• **THE PROBLEM**
Repeat each entry as written, dropping any picture you find.

• **GIVEN RECORDS**
------------------------------------------------------------------------

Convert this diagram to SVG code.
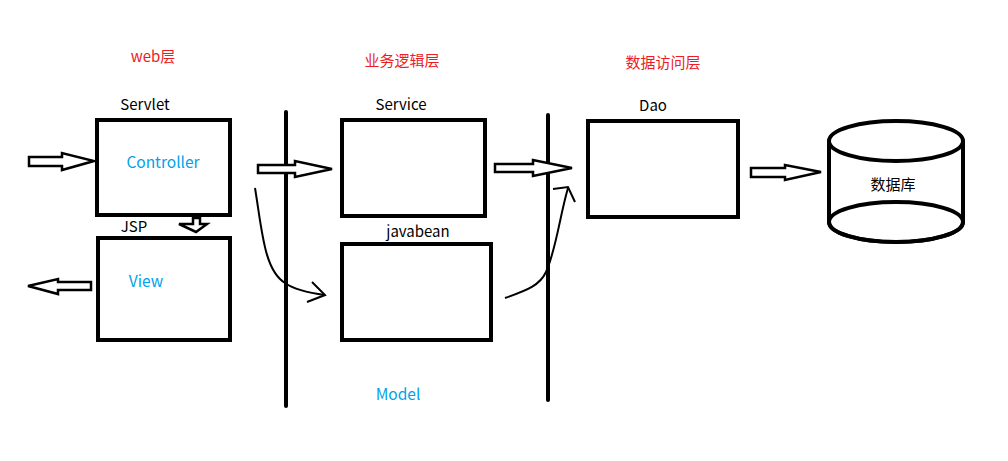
<svg xmlns="http://www.w3.org/2000/svg" width="1008" height="461" viewBox="0 0 1008 461">
<style>
.box{fill:none;stroke:#000;stroke-width:4}
.hollow{fill:#fff;stroke:#000;stroke-width:2.5;stroke-linejoin:miter}
.line{fill:none;stroke:#000;stroke-width:2}
.sep{stroke:#000;stroke-width:4;stroke-linecap:round}
text{font-family:"Microsoft YaHei","Noto Sans CJK SC","Noto Sans",sans-serif;font-size:15px}
.red{fill:#ed1c24;font-size:15px}
.blue{fill:#00a2e8;font-size:15.5px}
.blk{fill:#000}
</style>
<rect width="1008" height="461" fill="#fff"/>
<g id="labels">
<text class="red" x="153" y="62" text-anchor="middle">web层</text>
<text class="red" x="402" y="66" text-anchor="middle">业务逻辑层</text>
<text class="red" x="663" y="68" text-anchor="middle">数据访问层</text>
<text class="blue" x="398" y="400" text-anchor="middle">Model</text>
</g>
<g id="controller">
<rect class="box" x="97" y="120" width="133" height="95"/>
<text class="blk" x="145" y="110" text-anchor="middle">Servlet</text>
<text class="blue" x="163" y="168" text-anchor="middle">Controller</text>
</g>
<g id="view">
<rect class="box" x="98" y="238" width="132" height="102"/>
<text class="blk" x="134" y="232" text-anchor="middle">JSP</text>
<text class="blue" x="146" y="287" text-anchor="middle">View</text>
</g>
<g id="service">
<rect class="box" x="342" y="120" width="143" height="96"/>
<text class="blk" x="401" y="110" text-anchor="middle">Service</text>
</g>
<g id="javabean">
<rect class="box" x="342" y="244" width="149" height="96"/>
<text class="blk" x="418" y="237" text-anchor="middle">javabean</text>
</g>
<g id="dao">
<rect class="box" x="588" y="121" width="150" height="96"/>
<text class="blk" x="653" y="111" text-anchor="middle">Dao</text>
</g>
<g id="database">
<path d="M829,141 V222 A67,20 0 0 0 963,222 V141" fill="#fff" stroke="#000" stroke-width="4"/>
<ellipse cx="896" cy="222" rx="67" ry="20" fill="none" stroke="#000" stroke-width="4"/>
<ellipse cx="896" cy="141" rx="67" ry="20" fill="#fff" stroke="#000" stroke-width="4"/>
<text class="blk" x="893" y="190" text-anchor="middle">数据库</text>
</g>
<g id="connectors">
<line class="sep" x1="286" y1="112" x2="286" y2="406"/>
<line class="sep" x1="548" y1="115" x2="548" y2="400"/>
<polygon class="hollow" points="29,157 62,157 62,153 94,161 62,170 62,166 29,166"/>
<polygon class="hollow" points="91,282 58,282 58,279 28,286 58,294 58,290 91,290"/>
<polygon class="hollow" points="193,218 200,218 200,224 207,224 196,232 179,224 193,224"/>
<polygon class="hollow" points="258,165 295,165 295,161 332,169 295,177 295,173 258,173"/>
<polygon class="hollow" points="495,164 533,164 533,160 572,168 533,176 533,172 495,172"/>
<polygon class="hollow" points="751,168 785,168 785,165 821,172 785,180 785,177 751,177"/>
<path class="line" d="M255,188 C262,230 264,270 285,283 C295,290 310,293 325,295"/>
<path class="line" d="M312,282 L325,295 L307,302"/>
<path class="line" d="M505,298 C528,290 540,285 546,272 C556,250 560,215 568,188"/>
<path class="line" d="M553,189 L568,187 L575,202"/>
</g>
</svg>
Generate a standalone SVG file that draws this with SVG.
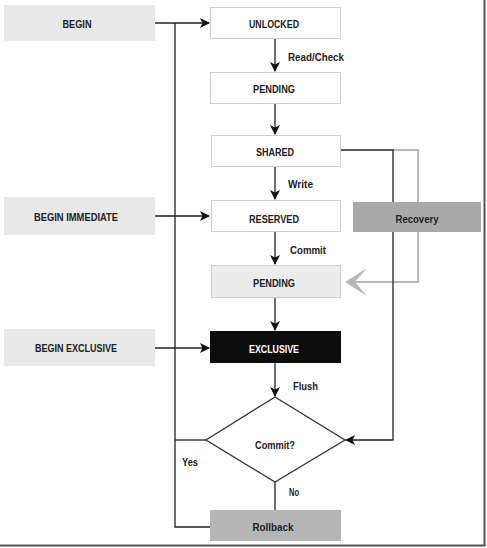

------------------------------------------------------------------------

• **TASK RESPONSE**
Convert this diagram to SVG code.
<svg xmlns="http://www.w3.org/2000/svg" width="1008" height="461" viewBox="0 0 1008 461">
<style>
.box{fill:none;stroke:#000;stroke-width:4}
.hollow{fill:#fff;stroke:#000;stroke-width:2.5;stroke-linejoin:miter}
.line{fill:none;stroke:#000;stroke-width:2}
.sep{stroke:#000;stroke-width:4;stroke-linecap:round}
text{font-family:"Microsoft YaHei","Noto Sans CJK SC","Noto Sans",sans-serif;font-size:15px}
.red{fill:#ed1c24;font-size:15px}
.blue{fill:#00a2e8;font-size:15.5px}
.blk{fill:#000}
</style>
<rect width="1008" height="461" fill="#fff"/>
<g id="labels">
<text class="red" x="153" y="62" text-anchor="middle">web层</text>
<text class="red" x="402" y="66" text-anchor="middle">业务逻辑层</text>
<text class="red" x="663" y="68" text-anchor="middle">数据访问层</text>
<text class="blue" x="398" y="400" text-anchor="middle">Model</text>
</g>
<g id="controller">
<rect class="box" x="97" y="120" width="133" height="95"/>
<text class="blk" x="145" y="110" text-anchor="middle">Servlet</text>
<text class="blue" x="163" y="168" text-anchor="middle">Controller</text>
</g>
<g id="view">
<rect class="box" x="98" y="238" width="132" height="102"/>
<text class="blk" x="134" y="232" text-anchor="middle">JSP</text>
<text class="blue" x="146" y="287" text-anchor="middle">View</text>
</g>
<g id="service">
<rect class="box" x="342" y="120" width="143" height="96"/>
<text class="blk" x="401" y="110" text-anchor="middle">Service</text>
</g>
<g id="javabean">
<rect class="box" x="342" y="244" width="149" height="96"/>
<text class="blk" x="418" y="237" text-anchor="middle">javabean</text>
</g>
<g id="dao">
<rect class="box" x="588" y="121" width="150" height="96"/>
<text class="blk" x="653" y="111" text-anchor="middle">Dao</text>
</g>
<g id="database">
<path d="M829,141 V222 A67,20 0 0 0 963,222 V141" fill="#fff" stroke="#000" stroke-width="4"/>
<ellipse cx="896" cy="222" rx="67" ry="20" fill="none" stroke="#000" stroke-width="4"/>
<ellipse cx="896" cy="141" rx="67" ry="20" fill="#fff" stroke="#000" stroke-width="4"/>
<text class="blk" x="893" y="190" text-anchor="middle">数据库</text>
</g>
<g id="connectors">
<line class="sep" x1="286" y1="112" x2="286" y2="406"/>
<line class="sep" x1="548" y1="115" x2="548" y2="400"/>
<polygon class="hollow" points="29,157 62,157 62,153 94,161 62,170 62,166 29,166"/>
<polygon class="hollow" points="91,282 58,282 58,279 28,286 58,294 58,290 91,290"/>
<polygon class="hollow" points="193,218 200,218 200,224 207,224 196,232 179,224 193,224"/>
<polygon class="hollow" points="258,165 295,165 295,161 332,169 295,177 295,173 258,173"/>
<polygon class="hollow" points="495,164 533,164 533,160 572,168 533,176 533,172 495,172"/>
<polygon class="hollow" points="751,168 785,168 785,165 821,172 785,180 785,177 751,177"/>
<path class="line" d="M255,188 C262,230 264,270 285,283 C295,290 310,293 325,295"/>
<path class="line" d="M312,282 L325,295 L307,302"/>
<path class="line" d="M505,298 C528,290 540,285 546,272 C556,250 560,215 568,188"/>
<path class="line" d="M553,189 L568,187 L575,202"/>
</g>
</svg>
Generate a standalone SVG file that draws this with SVG.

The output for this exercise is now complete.